The IRS has a simplified method that makes home office deductions fairly easy.
Simply calculate the square footage for the business portion of your home and then the deductions take place accordingly.
There are some limits to the simplified method, as it doesn’t allow you to deduct depreciation for that portion of the home.
If you want to deduct depreciation, you’ll need to follow the more complicated standard method provided by the IRS.
Related Article: It's Raining Money: Top Business Tax Deductions [FREE CHECKLIST]
This is a big deduction that every business should be using. Salaries are deductible, but that’s just the beginning.
Bonuses and benefits are also deductible, so health insurance, vacation time and other expenses can end up costing you much less than if you didn’t make the deduction.
In the grand scheme of things, deducting your business-related cellphone differences isn’t the most lucrative item on your tax form.
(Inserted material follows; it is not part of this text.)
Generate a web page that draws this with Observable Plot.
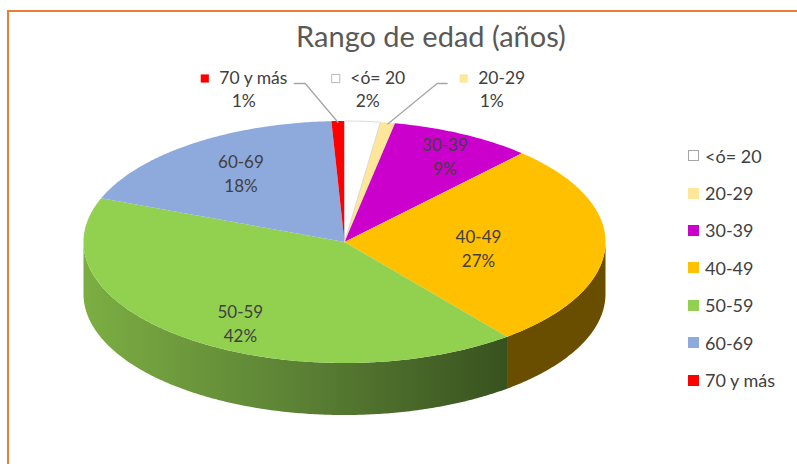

Every little bit helps, so why not take advantage of every option available?
If you use your personal phone for business half the time and the monthly bill is $75, that’s an extra $450 to lower your tax burden.
You’ll need an itemized list from your cell phone provider in case the IRS asks questions.
Food and Entertainment
If your job requires lots of business lunches and the entertaining of clients, you can deduct half of those expenses. This deduction also includes meals you provide your employees through catering.
Depending on your line of work, the entertainment deduction can be especially beneficial. There are some limitations. In an example provided by the IRS, luxury boxes for sporting events are limited to the price of nonluxury box tickets.
So if you paid $3,000 for a 10-seat box but regular tickets are only $30, you can only deduct $900. Club memberships don’t count as a deduction.
When dealing with taxes, mistakes are common. A survey of U.S. accountants by Xero showed that 45 percent of businesses owners mix personal and business expenses.
These types of mistakes can cause a lot of headaches, so it’s best to stay on top of all your expenses and ensure there are no errors.
Related Article: White Collar Criminals: The Most Famous Tax Frauds in History
Consult the Professionals
As everyone knows, the tax code can be burdensome and complex. If you’re uncomfortable with claiming many deductions, seek a professional tax preparer.
Depending on the size of your company, perhaps a qualified tax attorney could also be of use. Hiring a professional can also keep your apprised of any big changes that could make a difference in your taxes.
Be sure to hire a lawyer well equipped in tax planning and litigation, and make sure they have experience with companies listed on their site or available upon request.